Write out the material exactly, with the pictures left out.

• _Data provided_:

——

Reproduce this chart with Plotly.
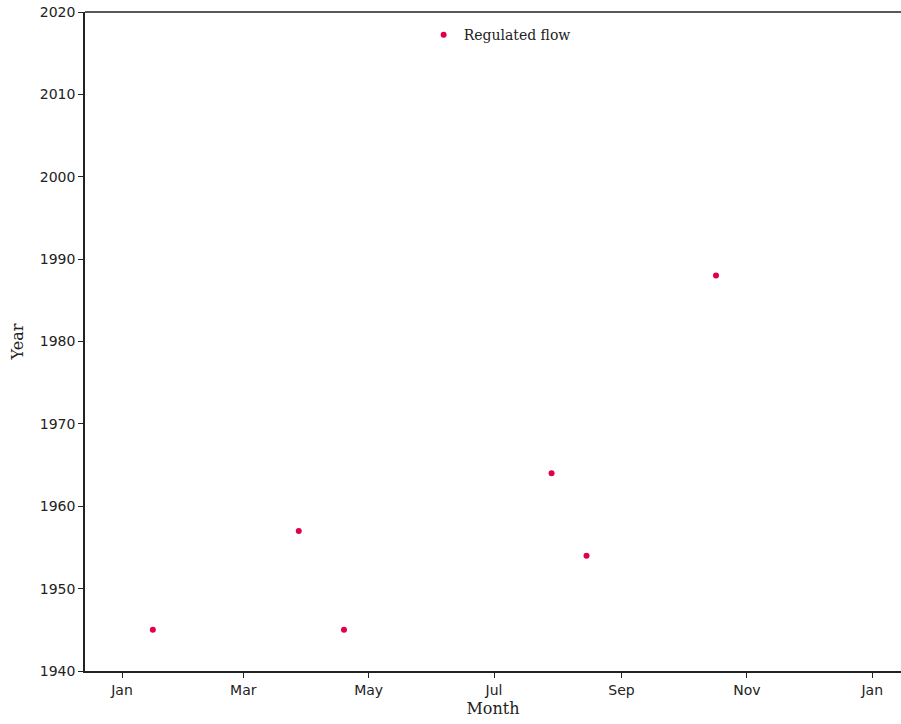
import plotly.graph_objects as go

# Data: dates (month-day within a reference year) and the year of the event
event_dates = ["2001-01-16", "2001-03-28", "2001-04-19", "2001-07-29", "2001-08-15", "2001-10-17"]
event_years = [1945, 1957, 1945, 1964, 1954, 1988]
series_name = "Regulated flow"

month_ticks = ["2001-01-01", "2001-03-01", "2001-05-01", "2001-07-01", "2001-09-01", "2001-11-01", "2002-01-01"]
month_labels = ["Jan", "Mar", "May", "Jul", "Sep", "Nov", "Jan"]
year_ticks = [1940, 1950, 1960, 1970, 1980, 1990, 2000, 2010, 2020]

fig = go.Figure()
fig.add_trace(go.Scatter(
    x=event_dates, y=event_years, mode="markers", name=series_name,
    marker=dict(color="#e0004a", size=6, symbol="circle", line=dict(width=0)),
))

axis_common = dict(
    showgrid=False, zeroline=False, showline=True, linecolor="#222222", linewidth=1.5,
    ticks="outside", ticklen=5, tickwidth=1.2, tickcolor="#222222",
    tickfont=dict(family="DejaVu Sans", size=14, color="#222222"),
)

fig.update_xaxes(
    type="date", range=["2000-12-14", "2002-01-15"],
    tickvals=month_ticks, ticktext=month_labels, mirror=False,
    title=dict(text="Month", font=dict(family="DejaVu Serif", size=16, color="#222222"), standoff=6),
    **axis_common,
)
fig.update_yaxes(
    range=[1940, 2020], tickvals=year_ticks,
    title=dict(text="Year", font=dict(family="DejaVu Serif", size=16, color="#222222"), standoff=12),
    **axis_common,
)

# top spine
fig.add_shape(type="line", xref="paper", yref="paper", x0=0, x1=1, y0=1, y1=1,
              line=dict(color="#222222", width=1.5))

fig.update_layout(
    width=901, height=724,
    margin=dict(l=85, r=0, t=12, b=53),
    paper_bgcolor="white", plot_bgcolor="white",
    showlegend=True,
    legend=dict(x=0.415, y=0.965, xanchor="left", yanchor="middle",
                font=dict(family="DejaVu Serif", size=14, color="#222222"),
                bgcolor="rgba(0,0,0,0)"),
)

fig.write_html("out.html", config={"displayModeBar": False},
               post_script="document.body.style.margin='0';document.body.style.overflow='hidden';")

——

• _Problem solution_:
Reproduce this chart with Plotly.
import plotly.graph_objects as go

# Data: dates (month-day within a reference year) and the year of the event
event_dates = ["2001-01-16", "2001-03-28", "2001-04-19", "2001-07-29", "2001-08-15", "2001-10-17"]
event_years = [1945, 1957, 1945, 1964, 1954, 1988]
series_name = "Regulated flow"

month_ticks = ["2001-01-01", "2001-03-01", "2001-05-01", "2001-07-01", "2001-09-01", "2001-11-01", "2002-01-01"]
month_labels = ["Jan", "Mar", "May", "Jul", "Sep", "Nov", "Jan"]
year_ticks = [1940, 1950, 1960, 1970, 1980, 1990, 2000, 2010, 2020]

fig = go.Figure()
fig.add_trace(go.Scatter(
    x=event_dates, y=event_years, mode="markers", name=series_name,
    marker=dict(color="#e0004a", size=6, symbol="circle", line=dict(width=0)),
))

axis_common = dict(
    showgrid=False, zeroline=False, showline=True, linecolor="#222222", linewidth=1.5,
    ticks="outside", ticklen=5, tickwidth=1.2, tickcolor="#222222",
    tickfont=dict(family="DejaVu Sans", size=14, color="#222222"),
)

fig.update_xaxes(
    type="date", range=["2000-12-14", "2002-01-15"],
    tickvals=month_ticks, ticktext=month_labels, mirror=False,
    title=dict(text="Month", font=dict(family="DejaVu Serif", size=16, color="#222222"), standoff=6),
    **axis_common,
)
fig.update_yaxes(
    range=[1940, 2020], tickvals=year_ticks,
    title=dict(text="Year", font=dict(family="DejaVu Serif", size=16, color="#222222"), standoff=12),
    **axis_common,
)

# top spine
fig.add_shape(type="line", xref="paper", yref="paper", x0=0, x1=1, y0=1, y1=1,
              line=dict(color="#222222", width=1.5))

fig.update_layout(
    width=901, height=724,
    margin=dict(l=85, r=0, t=12, b=53),
    paper_bgcolor="white", plot_bgcolor="white",
    showlegend=True,
    legend=dict(x=0.415, y=0.965, xanchor="left", yanchor="middle",
                font=dict(family="DejaVu Serif", size=14, color="#222222"),
                bgcolor="rgba(0,0,0,0)"),
)

fig.write_html("out.html", config={"displayModeBar": False},
               post_script="document.body.style.margin='0';document.body.style.overflow='hidden';")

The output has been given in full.